Pronounced ah-fan, afang soup is indigenous to the Efik, Ibibio and Oron people of Southern Nigeria. Afang soup is a healthy soup infused with vegetables and ample protein.
Learn to make afang soup with these simple steps.
- Afang leaves (chopped and blended)
- Water leaves (chopped)
- Protein of your choice (beef, chicken, shrimps, fish… the more the merrier)
- Crayfish (ground)
- 5 to 10 fresh yellow peppers
- Seasoning (salt, seasoning cubes)
- Onions (chopped)
- Palm oil
- Ground pepper (optional)
Part 1 (Preparation)
- Wash and season (with salt, ground pepper, seasoning cubes and onions) your protein to taste; put it in a pot to boil.
- Wash the chopped water leaves.
- Grind or blend the yellow peppers.
- If you have fish and shrimps, rinse and shred them.
Part 2 (Coming Together)
- When your protein is cooked, add your ground yellow peppers, crayfish, fish and shrimps to the pot. Stir and allow to boil for 3 minutes.

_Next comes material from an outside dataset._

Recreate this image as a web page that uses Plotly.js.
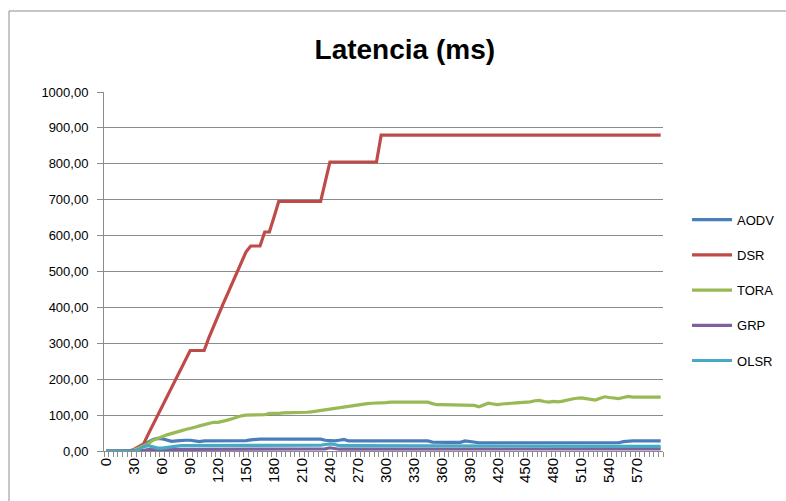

- Add the washed water leaves to the pot. Stir and allow it to boil for 5 to 7 minutes (because water leaves have a lot of water in them, they will release water into the pot as they boil).
- Add two cooking spoonfuls of palm oil. Allow to simmer for 3 minutes and then stir.
- Add the ground afang leaves. Stir and allow to boil for 2 minutes.
Afang soup can be eaten with a range of ‘swallows’ (eba, semolina) but is best enjoyed with fufu.